In figure 3, the primary is collimated, the secondary is off 1 degree to the true optical path, and the laser is installed offset from the true optical axis caused by the thumbscrew.  The deviation of the returning laser dot from the primary increases more.
 
 
 
2. Adapting with Unified Compression Ring
The unified compression ring actually does not do what it states.  The mechanism simply uses a thumbscrew crushing (but not uniformly contracting) an internal brass ring to clamp on the inserted tube.  When you take a closer look, it only forces the brass ring to bend into an off-centered oval ring creating two clamping points (not 360 degrees surface contact as you thought would be) on the inserted eyepiece tube (see photos below).
 
    
 
    
 
This spells disaster for a laser collimator.  With two sides clamping down creating two linear contacts, the compressed ring actually opens the other two sides wider even with a relief cut in the ring.  In addition, by design, the brass ring has to be larger than the adapting tube, so the total widened gap is even wider than the simple thumbscrew method.  The two-point clamping allows the inserted tube to wiggle/pivot on the wide/tangent sides.

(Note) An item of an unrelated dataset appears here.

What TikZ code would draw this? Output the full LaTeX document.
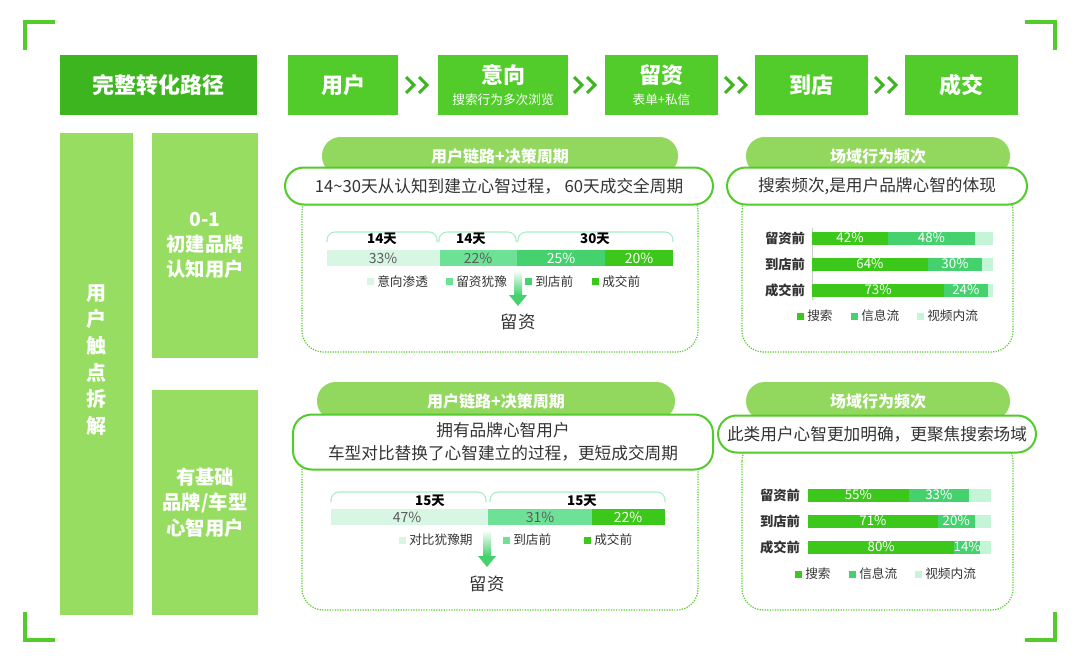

The only thing preventing it from pivoting is making sure the shoulder of the laser collimator is flush against the rim of the focuser and is tightly locked down with the compression ring.  But when you wiggle the laser collimator just a little more, you will find it starts to loosen up which allows the laser to dance around on the projecting mirrors in the orthogonal directions of the clamping points.  This “dancing laser spot” problem gets real frustrating because the user cannot repeat the laser collimation consistently.